Randomistas: How Radical Researchers Changed Our World
Ch. 6: Controlling Crime
On the other side of the Pacific Ocean, another judge had been thinking about similar challenges. Appointed to the bench in 2001 after a stint as Hawaii’s US attorney, Steven Alm was immediately struck by the way in which his state punished probation violators. Probation officers would let slide the first ten to fifteen violations—such as failing a drug test—before recommending that a person be sent to prison. Those running the system were frustrated that most breaches went unpunished. Reasonably enough, offenders saw the system as arbitrary. When a breach landed them behind bars, they blamed the probation officer, the judge and an unfair system.

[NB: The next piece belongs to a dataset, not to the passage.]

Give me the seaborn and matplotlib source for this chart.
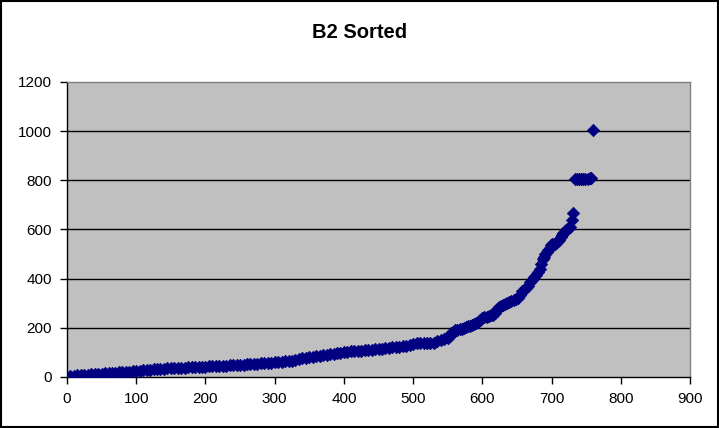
import pandas as pd
import matplotlib
matplotlib.use('Agg')
import matplotlib.pyplot as plt
import seaborn as sns
from matplotlib.patches import Rectangle

# sorted values (index, value)
idx_flat = [0, 5, 10, 15, 20, 25, 30, 35, 40, 45, 50, 55, 60, 65, 70, 75, 80, 85, 90, 95,
            100, 105, 110, 115, 120, 125, 130, 135, 140, 145, 150, 155, 160, 165, 170, 175,
            180, 185, 190, 195, 200, 205, 210, 215, 220, 225, 230, 235, 240, 245, 250, 255,
            260, 265, 270, 275, 280, 285, 290, 295, 300, 305, 310, 315, 320, 325, 330, 335,
            340, 345, 350, 355, 360, 365, 370, 375, 380, 385, 390, 395, 400, 405, 410, 415,
            420, 425, 430, 435, 440, 445, 450, 455, 460, 465, 470, 475, 480, 485, 490, 495,
            500, 505, 510, 515, 520, 525, 530, 535, 540, 545, 550, 553, 555, 558]
val_flat = [1, 3, 5, 7, 8, 9, 10, 11, 12, 13, 14, 15, 16, 17, 18, 19, 19, 20, 21, 23,
            24, 26, 27, 28, 30, 31, 32, 33, 34, 35, 36, 37, 37, 38, 38, 39,
            40, 40, 41, 41, 42, 43, 43, 44, 45, 45, 46, 47, 47, 48, 49, 49,
            51, 52, 53, 54, 55, 56, 57, 58, 60, 61, 62, 63, 64, 66, 68, 72,
            76, 78, 81, 83, 85, 87, 88, 90, 93, 95, 97, 99, 101, 102, 104, 105,
            106, 107, 108, 109, 110, 112, 113, 115, 117, 118, 120, 121, 123, 125, 128, 132,
            136, 137, 138, 138, 138, 139, 140, 146, 152, 156, 160, 165, 178, 185]

idx_steep = [561, 564, 567, 570, 573, 576, 579, 582, 585, 588, 591, 594, 597, 600, 603, 606,
             609, 612, 615, 618, 621, 624, 627, 630, 633, 636, 639, 642, 645, 648, 651, 654,
             657, 660, 663, 666, 669, 672, 675, 678, 681, 683, 685, 687, 689, 691, 693, 695,
             697, 699, 701, 703, 705, 707, 709, 711, 713, 715, 717, 719, 721, 723, 725, 727,
             729, 731]
val_steep = [190, 192, 195, 197, 200, 203, 206, 209, 213, 217, 220, 225, 230, 238, 242, 245,
             248, 251, 253, 262, 278, 284, 288, 292, 296, 300, 304, 308, 313, 318, 322, 335,
             348, 355, 362, 372, 385, 396, 405, 415, 425, 440, 460, 478, 490, 502, 510, 517,
             525, 535, 540, 541, 542, 545, 552, 558, 568, 578, 586, 592, 598, 602, 606, 612,
             640, 667]

idx_top = [734, 737, 740, 743, 746, 749, 752, 755, 757, 760]
val_top = [805, 805, 805, 806, 806, 806, 807, 810, 810, 1005]

df = pd.DataFrame({'idx': idx_flat + idx_steep + idx_top,
                   'value': val_flat + val_steep + val_top})

sns.set_style('white')
plt.rcParams['font.family'] = ['Liberation Sans', 'DejaVu Sans']
plt.rcParams['text.color'] = 'black'

fig = plt.figure(figsize=(7.19, 4.28), dpi=100)
ax = fig.add_axes([0.0932, 0.1192, 0.8665, 0.6893])
ax.set_facecolor('#C0C0C0')

sns.scatterplot(data=df, x='idx', y='value', marker='D', s=40, color='#000080',
                edgecolor='#000080', linewidth=0.5, ax=ax, zorder=3)

ax.set_xlim(0, 900)
ax.set_ylim(0, 1200)
ax.set_xticks(range(0, 901, 100))
ax.set_yticks(range(0, 1201, 200))
ax.set_xlabel('')
ax.set_ylabel('')
for y in range(200, 1001, 200):
    ax.axhline(y, color='black', linewidth=1, zorder=1)

ax.tick_params(axis='both', direction='out', length=5, width=1, color='black',
               labelsize=11, labelcolor='black', pad=6)
ax.tick_params(axis='x', bottom=True)
ax.tick_params(axis='y', left=True)
ax.spines['left'].set_color('black')
ax.spines['bottom'].set_color('black')
ax.spines['top'].set_color('#808080')
ax.spines['right'].set_color('#808080')
for s in ax.spines.values():
    s.set_linewidth(1)

fig.text(0.5, 0.925, 'B2 Sorted', ha='center', va='center', fontsize=14.5,
         fontweight='bold', color='black')
fig.patches.append(Rectangle((0.001, 0.002), 0.997, 0.996, transform=fig.transFigure,
                             fill=False, edgecolor='black', linewidth=1.5))

fig.savefig('out.png', dpi=100, facecolor='white')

Looking at the ad hoc enforcement of probation violations, Alm thought about how we treat children. When the rules are clear and promptly enforced, kids are less likely to be naughty than when the rules are arbitrary and unpredictable. ‘I thought about how I was raised and how I raise my kids. Tell em what the rules are and then if there’s misbehavior you give them a consequence immediately. That’s what good parenting is all about’.
In the case of parolees [sic], Alm devised a system known as Hawaii’s Opportunity Probation with Enforcement, or HOPE. When offenders fail a drug test or miss a probation appointment, a judicial hearing is held as soon as possible—typically within seventy-two hours. If the judge is satisfied that there has been a breach, the parolee is immediately jailed for a few days. The approach aims to be swift, certain and proportionate. As Alm puts it, it’s ‘Parenting 101’.
Buoyed by promising results, an external team devised a randomised evaluation. The study found that those who were assigned to the HOPE program were less likely to miss probation appointments, spent half as much time in jail, and were half as likely to commit a crime in the following year.
Conversations with the parolees also revealed an intriguing aspect of the program: offenders preferred it. An overwhelming majority felt that it helped them stay off drugs and improved their family relationships. Many saw the court system as an ally in rehabilitation, rather than the enemy. In the early days of the program, a researcher spoke to a man who was serving a short jail spell for failing a drug test. The probationer told the interviewer: ‘Judge Alm, he’s tough, but he’s fair. You know where you stand’. Programs based on the HOPE model are now operating in more than thirty US states.
Fairness is at the heart of the HOPE program, but the irony is that its randomised evaluation was arbitrary. Like every randomised experiment, assignment to the treatment or control groups was purely based on chance. Like the Australian Drug Court trial, participants were given no choice about whether they would be part of the study. The principle of equal justice requires that the same offence receives the same punishment. Yet once they were in the experiment, otherwise identical offenders were randomly assigned to different punishments.
Is this ethical? I believe so. While those designing new criminal justice programs anticipate they will produce better outcomes, they do not know for sure that being in the treatment group is better than being in the control group. In fact, while the treatment group did better in the HOPE and Drug Court experiments, the control group did better in the Scared Straight and Neighbourhood Watch experiments.